Zwei Leben

Die Strafsache Wilhelm Schweiger

von Pamela Pabst, gelesen von Ingo Hoppe

10. Licht und Schatten

Frau Genest sollte recht behalten, doch Margot Schweiger staunte nicht schlecht, als ihr Mann an diesem Abend weder von Herbert Klagis noch von Paul Boysen nach Hause gebracht wurde. Statt dessen half ihm eine junge Frau aus einem grünen VW-Golf, die sie erst auf den zweiten Blick als die hilfsbereite Richterin vom Landgericht identifizieren konnte. »Ihr kennt euch ja schon vom Sehen. – Margot, das ist Doris Aalatt. Sie wird in Zukunft als Anwältin bei uns tätig sein«, stellte er sie vor, und beide Frauen gingen aufeinander zu, um sich freundlich zu begrüßen und sich die Hand zu reichen. »Dann haben Sie es jetzt also doch wahrgemacht«, sagte Margot Schweiger. »Ja, zum 31. Mai ist Schluß. Ich habe heute bei Ihrem Mann den Vertrag unterschrieben«, sagte Doris Aalatt erleichtert. »Aber ich werde dann mal wieder.« »Die letzten paar Tage überstehen Sie auch noch«, munterte er sie auf und sah ihr nach, als sie zum Auto ging. »Ihr Wort in Gottes Ohr. – Auf wiedersehen!« Damit verschwand sie in ihrem Auto, und wenig später drehte der Wagen auf der Einfahrt.

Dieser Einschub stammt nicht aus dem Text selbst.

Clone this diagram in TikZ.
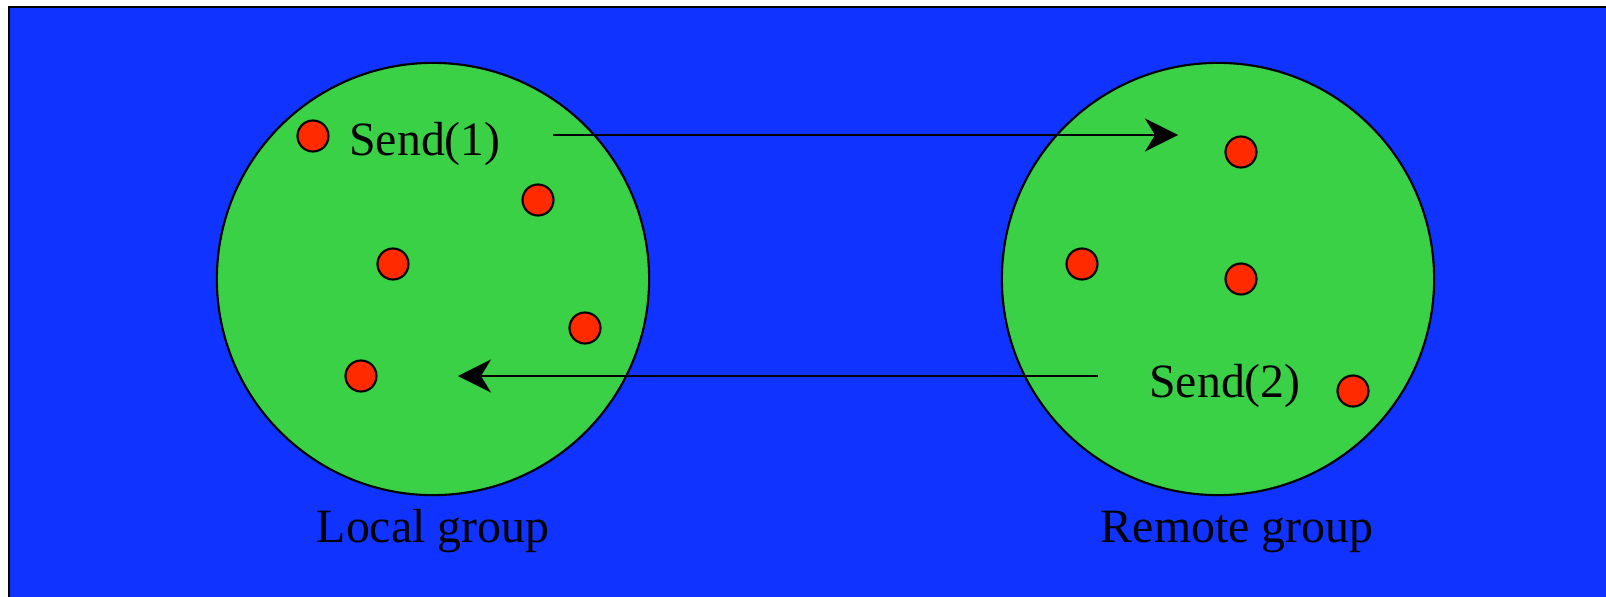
\documentclass[tikz,border=0pt]{standalone}
\usepackage{fontspec}
\setmainfont{Liberation Serif}
\usepackage{xcolor}
\usetikzlibrary{arrows.meta, positioning}
\definecolor{fond}{HTML}{1133FF}
\definecolor{groupe}{HTML}{3AD146}
\definecolor{proc}{HTML}{FF2A00}
\tikzset{
  groupe/.style={circle, draw=black, fill=groupe, line width=0.6pt,
    minimum size=4.32cm, inner sep=0},
  proc/.style={circle, draw=black, fill=proc, line width=0.6pt,
    minimum size=0.31cm, inner sep=0},
  texte/.style={font=\fontsize{13.6pt}{16pt}\selectfont, text=black, inner sep=0},
  fleche/.style={-{Stealth[length=0.33cm, width=0.33cm, inset=0.1cm]}, line width=0.6pt}
}

\begin{document}
\begin{tikzpicture}[x=0.01cm, y=-0.01cm]
    \useasboundingbox (0,0) rectangle (1606,597);
    \clip (0,0) rectangle (1606,597);
    \fill[white] (0,0) rectangle (1606,597);
    \draw[fill=fond, line width=0.6pt] (9,7) rectangle (1615,610);

    \node[groupe] (local) at (433,279) {};
    \node[groupe] (remote) at (1218,279) {};

    % processus du groupe local
    \node[proc] (l1) at (313,136) {};
    \node[proc] (l2) at (538,200) {};
    \node[proc] (l3) at (393,264) {};
    \node[proc] (l4) at (585,328) {};
    \node[proc] (l5) at (361,376) {};
    % processus du groupe distant
    \node[proc] (r1) at (1241,152) {};
    \node[proc] (r2) at (1082,264) {};
    \node[proc] (r3) at (1241,279) {};
    \node[proc] (r4) at (1353,391) {};

    \node[texte, anchor=base] (send1) at (425,155) {Send(1)};
    \node[texte, anchor=base] (send2) at (1225,397) {Send(2)};
    \node[texte, anchor=base] (nomlocal) at (433,542) {Local group};
    \node[texte, anchor=base] (nomremote) at (1237,542) {Remote group};

    \coordinate (d1) at (553,135);
    \coordinate (a1) at (1178,135);
    \coordinate (d2) at (1098,376);
    \coordinate (a2) at (458,376);
    \draw[fleche] (d1) -- (a1);
    \draw[fleche] (d2) -- (a2);
  \end{tikzpicture}
\end{document}
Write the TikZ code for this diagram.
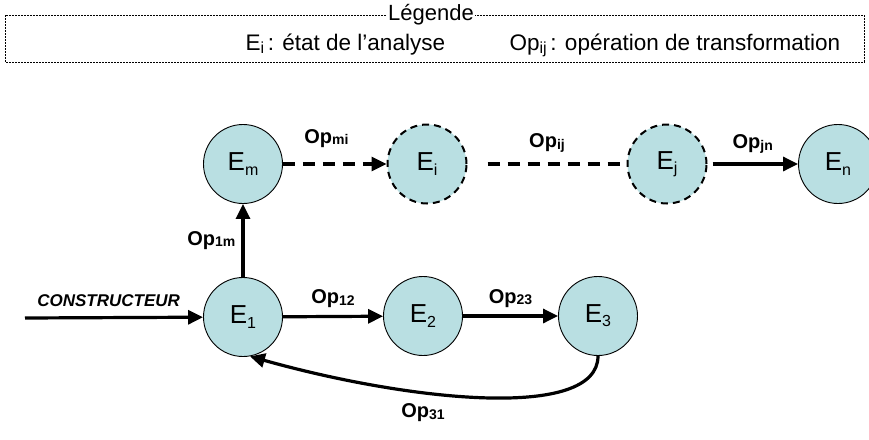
\documentclass[tikz,border=0pt]{standalone}
\usepackage{fontspec}
\setmainfont{Liberation Sans}
\usetikzlibrary{arrows.meta}
\definecolor{bleuetat}{RGB}{185,223,226}
\newcommand{\indice}[2][-0.3ex]{\raisebox{#1}{\fontsize{16}{16}\selectfont #2}}
\newcommand{\opind}[1]{\raisebox{-0.15ex}{\fontsize{14}{14}\selectfont\bfseries #1}}
\begin{document}
\begin{tikzpicture}[x=1pt,y=-1pt,
  etat/.style={circle, draw, line width=0.9pt, fill=bleuetat, minimum size=79pt, inner sep=0pt, font=\fontsize{26}{26}\selectfont},
  etatvirt/.style={etat, line width=2pt, dash pattern=on 7pt off 5pt},
  fleche/.style={line width=3.2pt, -{Triangle[length=15pt,width=14pt]}},
  lbl/.style={font=\fontsize{20}{20}\selectfont\bfseries, inner sep=1pt}]
\useasboundingbox (0,0) rectangle (869,439);
% legende
\draw[line width=0.6pt, dash pattern=on 2pt off 1pt] (5,15) rectangle (864,62);
\node[fill=white, inner sep=1pt, font=\fontsize{22}{22}\selectfont] (leg) at (431,15){Légende};
\node[font=\fontsize{22.5}{22.5}\selectfont, anchor=west] (legE) at (242,45){E\indice[-0.25ex]{i}\,: état de l’analyse};
\node[font=\fontsize{22.5}{22.5}\selectfont, anchor=west] (legOp) at (506,45){Op\indice[-0.25ex]{ij}\,: opération de transformation};
% etats
\node[etat] (em) at (243,164){E\indice{m}};
\node[etatvirt] (ei) at (427,164){E\indice{i}};
\node[etatvirt] (ej) at (667,164){E\indice{j}};
\node[etat] (en) at (838,164){E\indice{n}};
\node[etat] (e1) at (243,317){E\indice{1}};
\node[etat] (e2) at (423,316){E\indice{2}};
\node[etat] (e3) at (598,316){E\indice{3}};
\coordinate (cst) at (25,318);
% transitions
\draw[fleche] (cst) -- (e1) node[pos=0.47, above=6pt, font=\fontsize{17}{17}\selectfont\bfseries\itshape]{CONSTRUCTEUR};
\draw[fleche] (e1) -- (em) node[midway, left=5pt, lbl]{Op\opind{1m}};
\draw[fleche] (e1) -- (e2) node[midway, above=6pt, lbl]{Op\opind{12}};
\draw[fleche] (e2) -- (e3) node[midway, above=6pt, lbl]{Op\opind{23}};
\draw[fleche, dash pattern=on 12pt off 8pt] (em) -- (ei) node[pos=0.42, above=14pt, lbl]{Op\opind{mi}};
\draw[line width=3.2pt, dash pattern=on 12pt off 8pt, shorten <=20pt, shorten >=6pt] (ei) -- (ej) node[midway, above=9pt, lbl]{Op\opind{ij}};
\draw[fleche, shorten <=5pt] (ej) -- (en) node[midway, above=8pt, lbl]{Op\opind{jn}};
\draw[fleche] (e3.south) .. controls +(0,65) and +(160,45) .. (e1.-80);
\node[lbl] (op31) at (423,413){Op\opind{31}};
\end{tikzpicture}
\end{document}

»Warum hat sie dich denn nach Hause gebracht?« fragte Margot Schweiger, während er Doris Aalatts Winken erwiderte. »Sie kam um 16.00 Uhr vorbei und hat ihren Vertrag unterschrieben«, berichtete er. »Danach haben wir uns noch ein wenig unterhalten, und als ich zurück im Büro war hatte sich Boysen bereits aus dem Staub gemacht. Ich hatte völlig vergessen, daß er noch zu Herrn Klagis wollte. Eigentlich sollte ich sogar mitkommen.« »Warum hast du denn nicht angerufen?« fragte Margot Schweiger. » Ich wäre doch gekommen und hätte dich abgeholt, das weißt du doch.« Ihre Stimme klang vorwurfsvoll, und er glaubte, ein wenig Eifersucht herauszuhören. »Sie hat es mir ja angeboten«, rechtfertigte er sich. Er hatte noch nie einen fremden Menschen getroffen, der so unbefangen mit seiner Behinderung umgegangen war wie sie. »Außerdem wollte ich dir keine weiteren Umstände machen. – Schließlich habe ich dir heute schon genug Arbeit gemacht!« Er spielte darauf an, daß sie am Morgen mit ihm im Gericht gewesen war. »Du hättest ja auch ein Taxi nehmen können«, erwiderte sie ein wenig enttäuscht. »Du bist doch wohl nicht etwa eifersüchtig auf Frau Aalatt?« »Nein«, antwortete sie zögerlich, doch dies entsprach nur bedingt der Wahrheit. Tatsächlich verspürte sie überraschenderweise ein leises Eifersuchtsgefühl. Doch sie war sich absolut sicher, daß er ihr treu war. Zum einen, weil sie davon ausging, daß er sie sehr liebte, zum anderen, weil sie es für unmöglich hielt, daß eine andere Frau sich trotz seiner körperlichen Gebrechen in ihn verlieben und ihn ihr abspenstig machen könnte. »Hättest du mich eigentlich auch geheiratet, wenn damals schon alles so gewesen wäre?« fragte er, ohne natürlich ihre Gedanken zu kennen, aber diese Frage drängte sich in diesem Augenblick förmlich auf. »Ich weiß nicht«, sagte sie zögerlich. Doch warum sollte jemand das alles freiwillig auf sich nehmen, wenn er es auch bequemer haben konnte? Fast war sie ein bißchen erschrocken darüber, daß sie so materielle, egoistische Erwägungen anstellte und genau so dachte wie wahrscheinlich die meisten Menschen, denen er tagtäglich begegnete.  Und im Stillen kam sie zu dem Schluß, daß sie wohl jedenfalls erhebliche Berührungsängste gehabt hätte.